The price of freedom is eternal vigilance. - Thomas Jefferson

I once went to a Roger Waters (of Pink Floyd) concert where he sang his song "Mother." The lyrics ask a lot of questions, and the projection screen behind him "answered" each question with writing on "The Wall." When he sang, "Mother should I trust the government?" the screen behind him answered, "No… fucking… way." And the crowd went nuts.

In a visceral, abstract way, it was fun, but beyond that, it was weak. Too easy an answer, but one too many people use. Yeah, fuck the government, dude! Okay, let's assume that's done. The government has been fucked. Now what?

Um. Er. Well.

Too late! The warlords have taken over. Some billionaire paid off security dudes and purchased all the food from the store. Did you try to stop them? Well that's why his hired security detail kicked your ass. And so on.

You wouldn't know it from my writings, but I'm actually not in love with politics.
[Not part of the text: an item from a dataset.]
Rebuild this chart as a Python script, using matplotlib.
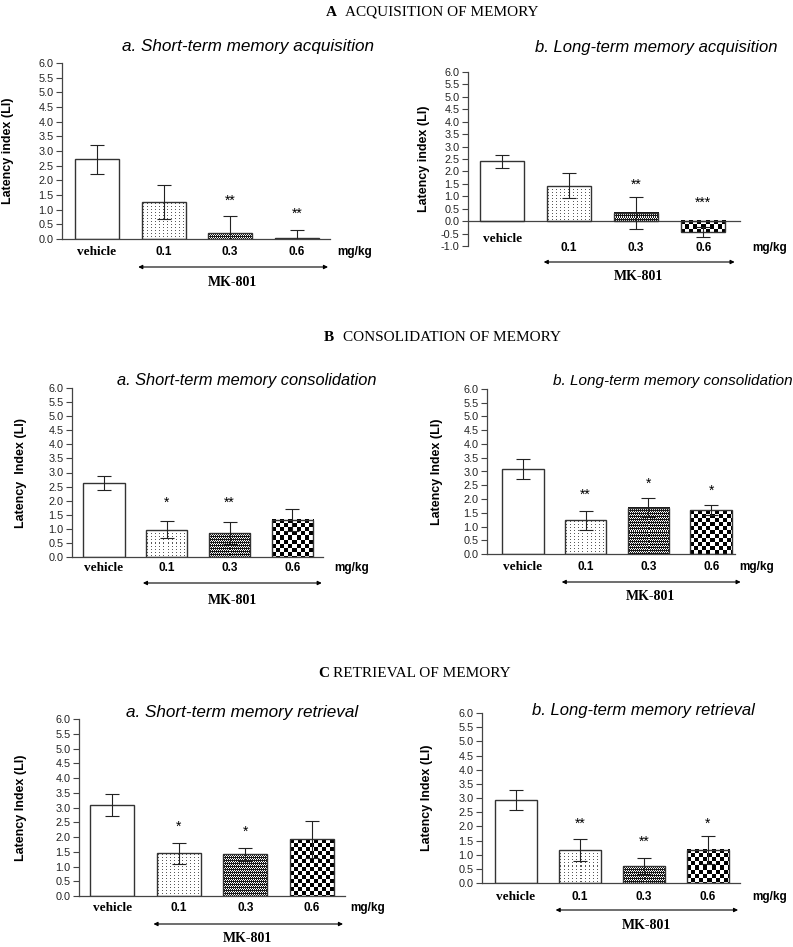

I feel more like I'm in a torrid romance with it, a volatile love-hate affair. Our relationship would make a great black and white art film with subtitles. Politics and I would alternate between screaming matches, steamy sex, brooding and smoking in outdoor cafes. It would be tedious and repetitive, but film critics would love it. Normal people with tastes uncorrupted by overexposure would hate it.

On one hand, I see politics as a beautiful emergence of the human animal from primordial reflex. Instead of resolving conflict with physical violence, we use politics to sit down and talk or take a vote, so the largest number of people are happy. Some might end up unhappy, but at least no one ends up dead.

On the other hand, I see politics as annoying, a tangled bureaucratic nightmare where a bunch of petty jerks try to boss people around for no good reason.

But no matter how discouraged I get by the bad parts, like the beret-wearing fellow in the previously mentioned art film, I always come back. I take very seriously Jefferson's comment that the price of freedom is eternal vigilance.

That's why I see participating in politics like all my chores. Even if I don't like it, I have to do it. The price for a clean home is taking out the trash. The price for a healthy body is eating right. The price of freedom is eternal vigilance. I stay vigilant by following what's going on in the halls of power. Then I send a letter, make a call, write an email, vote, and every now and then get in the streets with a sign.

This July 4 weekend, while I don't expect everyone to be as geeked-out as myself on politics or news, I would like to suggest everyone pay a little more attention, or if you already are, get more people to do so. I know there might be a lot of groaning, but that's because making politics boring, petty, confusing, etc. is all part of the powerful's plan to shut people up.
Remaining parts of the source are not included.